MotoGP riders’ association in the works, Guintoli set to lead it

Although the possibility of creating a kind of riders’ union has been flying around the paddock for years, it has not been until this season that the main parties involved have taken action on the matter and have begun the path towards its formation.

The intention of this initiative is to give riders a greater voice in certain issues with the governing bodies of the championship, as well as to discuss minimum wages or mutual insurance to help recovering riders who have suffered serious injuries.

Such an organisation has long existed within F1, with the GPDA that represents the drivers chaired by ex-racer Alexander Wurz and George Russell acting as director.

To start shaping the idea, the riders created a WhatsApp group to discuss everything that concerns the collective, with the first meeting about the formation of an association taking place on the Thursday of the Catalan Grand Prix.

In India, Guintoli entered the scene. At that meeting at the Buddh circuit, most of those present agreed that the 41-year-old was the right person to act as spokesman due to his recent racing experience, good relationship with the various parties and an ability to handle himself well politically.

Guintoli won the WSBK title in 2014, spent two seasons in MotoGP between 2007 and 2008, and latterly acted as Suzuki test rider alongside his endurance racing commitments.

Sylvain Guintoli, Team Suzuki MotoGP

Sylvain Guintoli, Team Suzuki MotoGP

Photo by: Gold and Goose / Motorsport Images

When rain fell on Saturday in India, many riders recognised the need for a representative to look after them as questions lingered about whether the sprint race should be held if it persisted, given the danger posed at some parts of the track.

The bulk of the riders stood together on this, although there were a couple who remained on the sidelines.
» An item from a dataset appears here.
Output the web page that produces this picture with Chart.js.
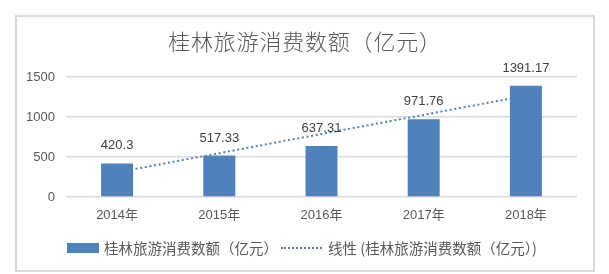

After the event in India, Guintoli has been learning about the legal and juridical procedures necessary for the constitution of an organisation of this nature. Although the Frenchman is not present this weekend in Indonesia, he plans to travel next week to Australia to share where he stands.

His idea is, once all the necessary information has been compiled, to generate a document in the form of a memorandum that all the riders will sign. This will serve as a starting point for the commitment they make to the organisation and the responsibilities that come with being part of it.